> [Prompt]
Give all the lines below again, exactly, with no pictures.

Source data
.....

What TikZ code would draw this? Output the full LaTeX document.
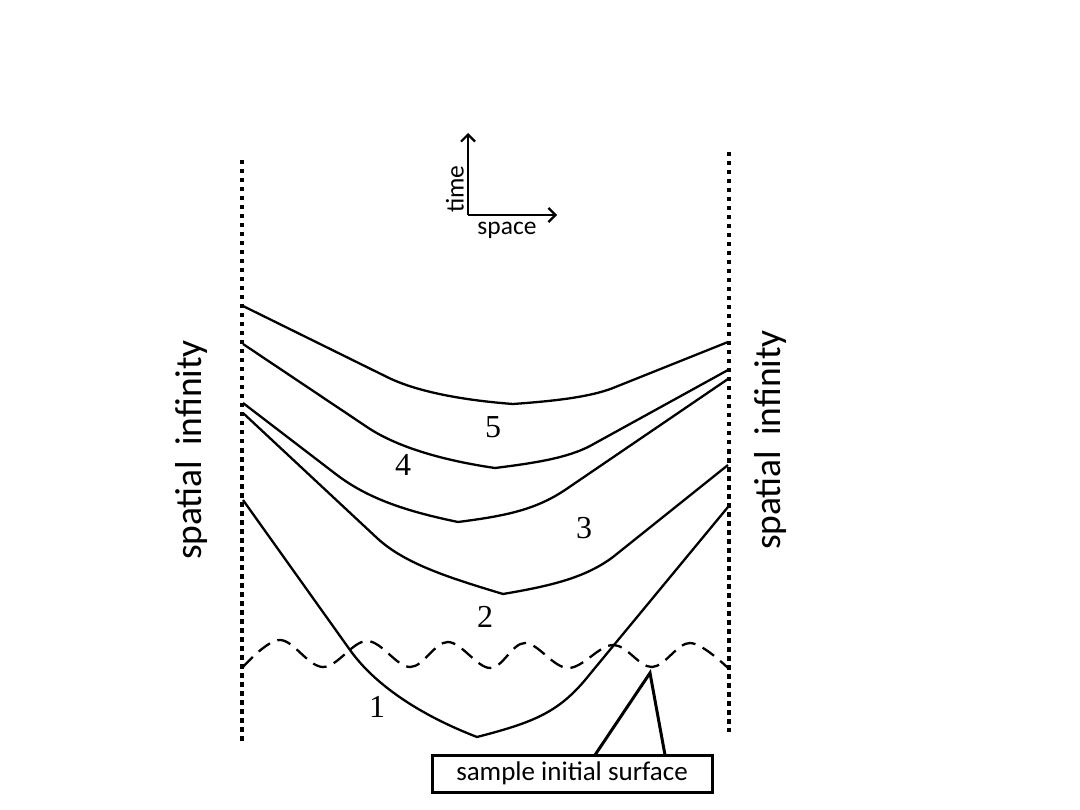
\documentclass[tikz,border=0pt]{standalone}
\usepackage{fontspec}
\setmainfont{Carlito}
\newfontfamily\numfont{Liberation Serif}
\usetikzlibrary{arrows.meta}
\begin{document}
\begin{tikzpicture}[x=1pt,y=-1pt,
  curve/.style={line width=2.3pt,line join=round},
  infline/.style={line width=4.5pt,dash pattern=on 4.5pt off 4.5pt},
  wave/.style={line width=2.3pt,dash pattern=on 14pt off 8pt},
  axis/.style={line width=2.2pt,-{Straight Barb[length=7pt,width=14pt,line width=2.2pt]}},
  lbl/.style={font=\numfont\fontsize{32}{34}\selectfont,inner sep=0pt},
  sidelbl/.style={font=\fontsize{37.5}{38}\selectfont,rotate=90,inner sep=0pt},
  axlbl/.style={font=\fontsize{25.5}{27}\selectfont,inner sep=0pt},
  callbox/.style={draw,line width=3pt,minimum width=280pt,minimum height=37pt,inner sep=0pt,font=\fontsize{27}{28}\selectfont}]
\useasboundingbox (0,0) rectangle (1080,810);
% spatial infinity boundaries
\coordinate (LT) at (242,160); \coordinate (LB) at (242,742);
\coordinate (RT) at (729,152); \coordinate (RB) at (729,732);
\draw[infline] (LT) -- (LB);
\draw[infline] (RT) -- (RB);
\node[sidelbl] (linf) at (192,450) {spatial\, infinity};
\node[sidelbl] (rinf) at (770,440) {spatial\, infinity};
% axes
\coordinate (O) at (468,215);
\coordinate (T) at (468,133);
\coordinate (S) at (557,215);
\draw[axis] (O) -- (T);
\draw[axis] (O) -- (S);
\node[axlbl,rotate=90] (timel) at (455,189) {time};
\node[axlbl] (spacel) at (507,230) {space};
% curve 5
\draw[curve] (243,306) -- (387,377) .. controls (415,391) and (460,400) .. (513,404)
  .. controls (555,401) and (590,397) .. (613,388) -- (728,342);
% curve 4
\draw[curve] (243,344) -- (367,427) .. controls (395,446) and (440,460) .. (495,468)
  .. controls (535,463) and (567,458) .. (590,446) -- (728,370);
% curve 3
\draw[curve] (243,403) -- (337,475) .. controls (370,500) and (410,512) .. (458,522)
  .. controls (505,516) and (535,510) .. (565,490) -- (728,379);
% curve 2
\draw[curve] (243,413) -- (377,538) .. controls (405,564) and (450,578) .. (503,594)
  .. controls (550,586) and (585,578) .. (613,557) -- (728,465);
% curve 1
\draw[curve] (243,500) -- (350,650) .. controls (375,685) and (420,715) .. (477,737)
  .. controls (535,722) and (560,712) .. (590,674) -- (728,507);
% sample initial surface (dashed wave)
\draw[wave] plot[smooth,tension=0.6] coordinates {(243,667) (280,640) (323,667) (367,641) (410,667) (448,642) (490,668) (525,643) (568,668) (613,645) (652,667) (690,643) (728,668)};
% labels
\node[lbl] (n5) at (493,427) {5};
\node[lbl] (n4) at (403,465) {4};
\node[lbl] (n3) at (584,528) {3};
\node[lbl] (n2) at (485,617) {2};
\node[lbl] (n1) at (377,707) {1};
% callout
\node[callbox] (call) at (572,773.5) {sample initial surface};
\coordinate (tip) at (650,673);
\draw[line width=3pt,line join=miter] (595,755) -- (tip) -- (665,755);
\end{tikzpicture}
\end{document}
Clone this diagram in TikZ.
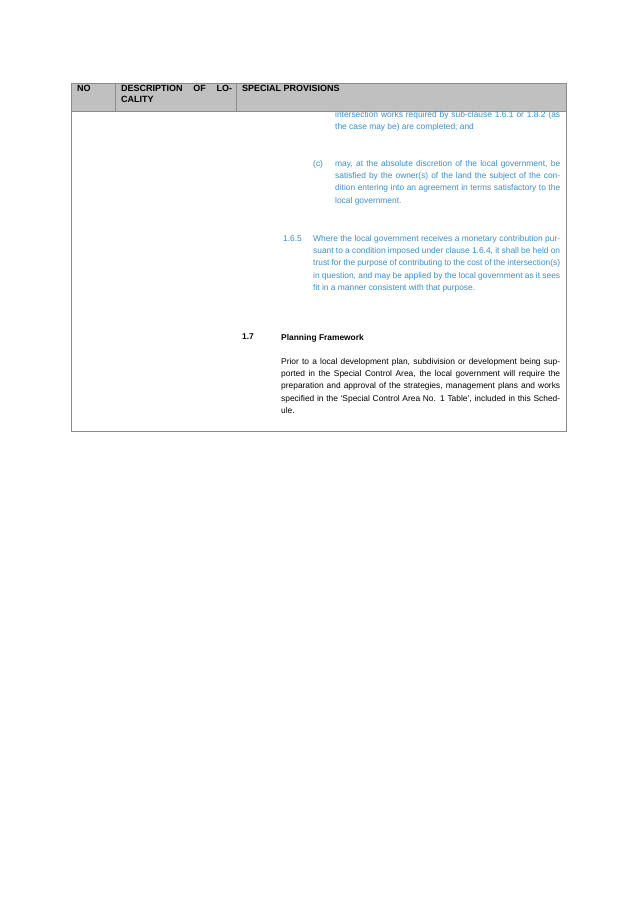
\documentclass[tikz,border=0pt]{standalone}
\usepackage{fontspec}
\setmainfont{Liberation Sans}
\definecolor{blu}{HTML}{3A8FD0}
\definecolor{hdr}{HTML}{C0C0C0}
\definecolor{rule}{HTML}{8C8C8C}
\begin{document}
\begin{tikzpicture}[x=1pt,y=-1pt,
 txt/.style={anchor=north west,inner sep=0pt,align=justify,font=\fontsize{8.4}{12.3}\selectfont},
 bl/.style={txt,text=blu},
 hd/.style={anchor=north west,inner sep=0pt,font=\fontsize{9}{11}\selectfont\bfseries}]
\useasboundingbox (0,0) rectangle (637,901);
\fill[white] (0,0) rectangle (637,901);
\fill[hdr] (71,83) rectangle (566,111);
\draw[rule,line width=0.6pt] (71,83) rectangle (566,111);
\draw[rule,line width=0.6pt] (115,83) -- (115,111) (236,83) -- (236,111);
\draw[rule,line width=0.6pt] (71,111) -- (71,431) -- (566,431) -- (566,111);
\node[hd] (no) at (77,85) {NO};
\node[hd,text width=111pt,align=justify] (desc) at (121,85) {DESCRIPTION OF LOCALITY};
\node[hd] (sp) at (242,85) {SPECIAL PROVISIONS};
\node[bl,text width=225pt] (b1) at (335,111) {intersection works required by sub-clause 1.6.1 or 1.8.2 (as the case may be) are completed; and};
\node[bl] (c) at (313,160) {(c)};
\node[bl,text width=225pt] (c1) at (335,160) {may, at the absolute discretion of the local government, be satisfied by the owner(s) of the land the subject of the condition entering into an agreement in terms satisfactory to the local government.};
\node[bl] (n165) at (283,235) {1.6.5};
\node[bl,text width=247pt] (d1) at (313,235) {Where the local government receives a monetary contribution pursuant to a condition imposed under clause 1.6.4, it shall be held on trust for the purpose of contributing to the cost of the intersection(s) in question, and may be applied by the local government as it sees fit in a manner consistent with that purpose.};
\node[txt,font=\fontsize{8.4}{12.3}\selectfont\bfseries] (n17) at (242,334) {1.7};
\node[txt,font=\fontsize{8.4}{12.3}\selectfont\bfseries] (pf) at (281,334) {Planning Framework};
\node[txt,text width=279pt] (p1) at (281,358) {Prior to a local development plan, subdivision or development being supported in the Special Control Area, the local government will require the preparation and approval of the strategies, management plans and works specified in the `Special Control Area No. 1 Table', included in this Schedule.};
\end{tikzpicture}
\end{document}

.....

> [The output]
What TikZ code would draw this? Output the full LaTeX document.
\documentclass[tikz,border=0pt]{standalone}
\usepackage{fontspec}
\setmainfont{Carlito}
\newfontfamily\numfont{Liberation Serif}
\usetikzlibrary{arrows.meta}
\begin{document}
\begin{tikzpicture}[x=1pt,y=-1pt,
  curve/.style={line width=2.3pt,line join=round},
  infline/.style={line width=4.5pt,dash pattern=on 4.5pt off 4.5pt},
  wave/.style={line width=2.3pt,dash pattern=on 14pt off 8pt},
  axis/.style={line width=2.2pt,-{Straight Barb[length=7pt,width=14pt,line width=2.2pt]}},
  lbl/.style={font=\numfont\fontsize{32}{34}\selectfont,inner sep=0pt},
  sidelbl/.style={font=\fontsize{37.5}{38}\selectfont,rotate=90,inner sep=0pt},
  axlbl/.style={font=\fontsize{25.5}{27}\selectfont,inner sep=0pt},
  callbox/.style={draw,line width=3pt,minimum width=280pt,minimum height=37pt,inner sep=0pt,font=\fontsize{27}{28}\selectfont}]
\useasboundingbox (0,0) rectangle (1080,810);
% spatial infinity boundaries
\coordinate (LT) at (242,160); \coordinate (LB) at (242,742);
\coordinate (RT) at (729,152); \coordinate (RB) at (729,732);
\draw[infline] (LT) -- (LB);
\draw[infline] (RT) -- (RB);
\node[sidelbl] (linf) at (192,450) {spatial\, infinity};
\node[sidelbl] (rinf) at (770,440) {spatial\, infinity};
% axes
\coordinate (O) at (468,215);
\coordinate (T) at (468,133);
\coordinate (S) at (557,215);
\draw[axis] (O) -- (T);
\draw[axis] (O) -- (S);
\node[axlbl,rotate=90] (timel) at (455,189) {time};
\node[axlbl] (spacel) at (507,230) {space};
% curve 5
\draw[curve] (243,306) -- (387,377) .. controls (415,391) and (460,400) .. (513,404)
  .. controls (555,401) and (590,397) .. (613,388) -- (728,342);
% curve 4
\draw[curve] (243,344) -- (367,427) .. controls (395,446) and (440,460) .. (495,468)
  .. controls (535,463) and (567,458) .. (590,446) -- (728,370);
% curve 3
\draw[curve] (243,403) -- (337,475) .. controls (370,500) and (410,512) .. (458,522)
  .. controls (505,516) and (535,510) .. (565,490) -- (728,379);
% curve 2
\draw[curve] (243,413) -- (377,538) .. controls (405,564) and (450,578) .. (503,594)
  .. controls (550,586) and (585,578) .. (613,557) -- (728,465);
% curve 1
\draw[curve] (243,500) -- (350,650) .. controls (375,685) and (420,715) .. (477,737)
  .. controls (535,722) and (560,712) .. (590,674) -- (728,507);
% sample initial surface (dashed wave)
\draw[wave] plot[smooth,tension=0.6] coordinates {(243,667) (280,640) (323,667) (367,641) (410,667) (448,642) (490,668) (525,643) (568,668) (613,645) (652,667) (690,643) (728,668)};
% labels
\node[lbl] (n5) at (493,427) {5};
\node[lbl] (n4) at (403,465) {4};
\node[lbl] (n3) at (584,528) {3};
\node[lbl] (n2) at (485,617) {2};
\node[lbl] (n1) at (377,707) {1};
% callout
\node[callbox] (call) at (572,773.5) {sample initial surface};
\coordinate (tip) at (650,673);
\draw[line width=3pt,line join=miter] (595,755) -- (tip) -- (665,755);
\end{tikzpicture}
\end{document}
Clone this diagram in TikZ.
\documentclass[tikz,border=0pt]{standalone}
\usepackage{fontspec}
\setmainfont{Liberation Sans}
\definecolor{blu}{HTML}{3A8FD0}
\definecolor{hdr}{HTML}{C0C0C0}
\definecolor{rule}{HTML}{8C8C8C}
\begin{document}
\begin{tikzpicture}[x=1pt,y=-1pt,
 txt/.style={anchor=north west,inner sep=0pt,align=justify,font=\fontsize{8.4}{12.3}\selectfont},
 bl/.style={txt,text=blu},
 hd/.style={anchor=north west,inner sep=0pt,font=\fontsize{9}{11}\selectfont\bfseries}]
\useasboundingbox (0,0) rectangle (637,901);
\fill[white] (0,0) rectangle (637,901);
\fill[hdr] (71,83) rectangle (566,111);
\draw[rule,line width=0.6pt] (71,83) rectangle (566,111);
\draw[rule,line width=0.6pt] (115,83) -- (115,111) (236,83) -- (236,111);
\draw[rule,line width=0.6pt] (71,111) -- (71,431) -- (566,431) -- (566,111);
\node[hd] (no) at (77,85) {NO};
\node[hd,text width=111pt,align=justify] (desc) at (121,85) {DESCRIPTION OF LOCALITY};
\node[hd] (sp) at (242,85) {SPECIAL PROVISIONS};
\node[bl,text width=225pt] (b1) at (335,111) {intersection works required by sub-clause 1.6.1 or 1.8.2 (as the case may be) are completed; and};
\node[bl] (c) at (313,160) {(c)};
\node[bl,text width=225pt] (c1) at (335,160) {may, at the absolute discretion of the local government, be satisfied by the owner(s) of the land the subject of the condition entering into an agreement in terms satisfactory to the local government.};
\node[bl] (n165) at (283,235) {1.6.5};
\node[bl,text width=247pt] (d1) at (313,235) {Where the local government receives a monetary contribution pursuant to a condition imposed under clause 1.6.4, it shall be held on trust for the purpose of contributing to the cost of the intersection(s) in question, and may be applied by the local government as it sees fit in a manner consistent with that purpose.};
\node[txt,font=\fontsize{8.4}{12.3}\selectfont\bfseries] (n17) at (242,334) {1.7};
\node[txt,font=\fontsize{8.4}{12.3}\selectfont\bfseries] (pf) at (281,334) {Planning Framework};
\node[txt,text width=279pt] (p1) at (281,358) {Prior to a local development plan, subdivision or development being supported in the Special Control Area, the local government will require the preparation and approval of the strategies, management plans and works specified in the `Special Control Area No. 1 Table', included in this Schedule.};
\end{tikzpicture}
\end{document}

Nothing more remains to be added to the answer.